The Religious Condition

My new book, entitled The Religious Condition: Answering And Explaining Christian Reasoning, is available for purchase from Amazon by clicking here. Excerpts, notes, and other information can be viewed here. So what’s the book about, and should you purchase it?

The first half of the book is on how persuasive psychology has demonstrated that certain factors have a much greater impact on the formation and maintenance of beliefs than they should, especially when those beliefs are unfalsifiable religious ones. Topics in this section include dissonance, confirmation bias, indoctrination, emotion, rationalization, and freethought. Key texts cited include Robert Cialdini’s Influence, Richard Petty and John Cacioppo’s Attitudes and Persuasion, and Michael Shermer’s Why People Believe Weird Things. The second half of the book is my answer to negative responses on my previous work, focusing primarily on arguments related to evolution, creationism, proofs, argumentation, and morality.
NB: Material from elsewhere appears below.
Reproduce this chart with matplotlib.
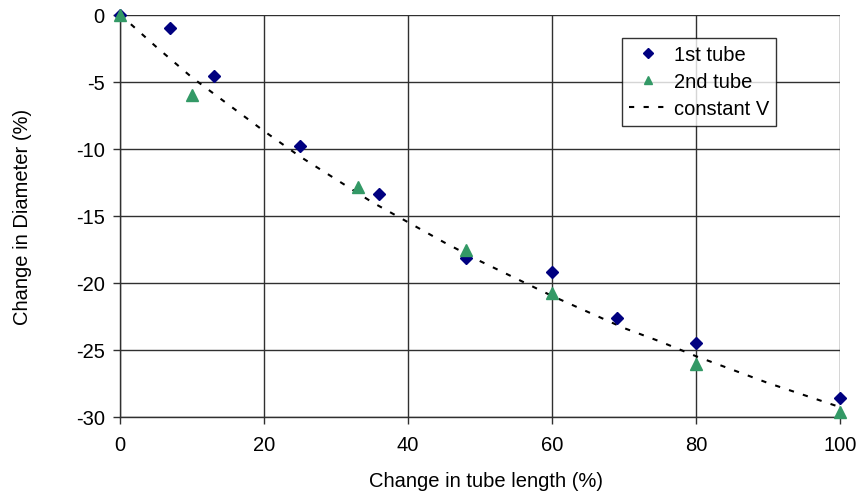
import matplotlib
matplotlib.use("Agg")
import matplotlib.pyplot as plt

plt.rcParams['font.family'] = ['Liberation Sans', 'DejaVu Sans']
plt.rcParams['axes.unicode_minus'] = False

# Measured diameter change vs. length change for two tubes
tube1_length = [0, 7, 13, 25, 36, 48, 60, 69, 80, 100]
tube1_diam = [0, -1.0, -4.6, -9.8, -13.4, -18.2, -19.2, -22.65, -24.5, -28.6]

tube2_length = [0, 10, 33, 48, 60, 80, 100]
tube2_diam = [0, -6.0, -12.9, -17.6, -20.8, -26.1, -29.7]

# Constant-volume reference curve
constv_length = [0, 5, 10, 15, 20, 25, 30, 35, 40, 45, 50,
                 55, 60, 65, 70, 75, 80, 85, 90, 95, 100]
constv_diam = [0, -2.4, -4.7, -6.7, -8.7, -10.6, -12.3, -14.0, -15.5, -17.0, -18.4,
               -19.7, -21.0, -22.2, -23.4, -24.4, -25.5, -26.5, -27.5, -28.4, -29.3]

x_ticks = [0, 20, 40, 60, 80, 100]
y_ticks = [0, -5, -10, -15, -20, -25, -30]

FS = 14.5

fig = plt.figure(figsize=(8.58, 5.02), dpi=100)
ax = fig.add_axes([120 / 858, 1 - 417.5 / 502, 720 / 858, 402 / 502])

ax.plot(constv_length, constv_diam, color='black', lw=1.5,
        linestyle=(0, (2.5, 4.5)), label='constant V', zorder=3)
ax.plot(tube1_length, tube1_diam, linestyle='none', marker='D', ms=6.5,
        color='#000080', label='1st tube', zorder=4, clip_on=False)
ax.plot(tube2_length, tube2_diam, linestyle='none', marker='^', ms=8,
        color='#339966', label='2nd tube', zorder=4, clip_on=False)

ax.set_xlim(0, 100)
ax.set_ylim(-30, 0)
ax.set_xticks(x_ticks)
ax.set_yticks(y_ticks)
ax.grid(True, color='#303030', lw=1)
ax.set_axisbelow(True)

for side in ('top', 'right'):
    ax.spines[side].set_visible(False)
for side in ('left', 'bottom'):
    ax.spines[side].set_color('#303030')
    ax.spines[side].set_linewidth(1)

ax.tick_params(direction='out', length=5, width=1, color='#303030',
               labelsize=FS)
ax.tick_params(axis='x', pad=8)
ax.tick_params(axis='y', pad=6)

fig.text(486 / 858, 1 - 482 / 502, 'Change in tube length (%)', fontsize=FS,
         ha='center', va='center')
fig.text(23 / 858, 1 - 216.5 / 502, 'Change in Diameter (%)', fontsize=FS,
         ha='center', va='center', rotation=90)

handles, labels = ax.get_legend_handles_labels()
order = [1, 2, 0]
leg = ax.legend([handles[i] for i in order], [labels[i] for i in order],
                loc='upper left', bbox_to_anchor=((621.7 - 120) / 720, (417.5 - 39.3) / 402),
                frameon=True, fancybox=False, fontsize=FS, handlelength=1.9,
                borderpad=0.35, labelspacing=0.4, handletextpad=0.35,
                borderaxespad=0)
leg.get_frame().set_edgecolor('black')
leg.get_frame().set_linewidth(1)
leg.legend_handles[0].set_markersize(5)
leg.legend_handles[1].set_markersize(6)

fig.savefig('out.png', dpi=100, facecolor='white')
If you’re interested in how psychological studies demonstrate that the majority of human beings are way too gullible and unreasonable to form objective conclusions on important matters (such as religion), and you’ve never read about the formation and maintenance of beliefs in depth, I think you would gain a lot from it. On the other hand, there would be nothing new to a freethinking persuasive psychologist here (“freethinking” would be a bit redundant, since I’ve never found a religious one). The balance of the book probably doesn’t provide too much new material for those who have read Sagan, Mills, Dawkins, Harris, etc., but it could serve as an inclusive summary refutation for those who haven’t. This portion is more of a fun project in the tradition of Sam Harris’ Letter to a Christian Nation.

So purchase it if you want, but I would also highly recommend reading all of the books I mentioned here in their entirety sooner or later. If you’re looking for an in depth scholarly discussion of apologetic views, by all means, read John’s book, not mine. His terrific work points out specifically why apologists are incorrect; mine points out why they’re unreliable to begin with. I’m also sending a copy to John as thanks for inviting me to contribute on his blog. If he reads it, I’m sure he’ll let you know what he thinks. So get it, read it, praise it, or trash it if you want; I don’t care. I can at least be proud that I made a serious effort to leave humanity better than I found it.

5 comments:

Anonymous said...

Jason, I'm really looking forward to reading your book.

Jason Long said...

I'm about to send you my proof copy if they don't hurry up with my freebies!

Anonymous said...

Jason said...I can at least be proud that I made a serious effort to leave humanity better than I found it.

Yes you can! That's my hope as well. Together we will.

Valerie Tarico said...

Congratulations. I think that you have expressed the hope of all of us who are laboring to offer up insights into the religious condition.

Tangentially, in the large pond of psychologists I know professionally and socially, I know only one who is religious--a moderate Catholic. Once you learn to see the real world complexities that govern human thinking and behavior, most religious explanations become irrelevant. Embarrassing, in fact.

Jason Long said...

Thanks Valerie. And you are absolutely right. Once you study persuasion and cognition in depth, it becomes so freaking obvious how religion thrives.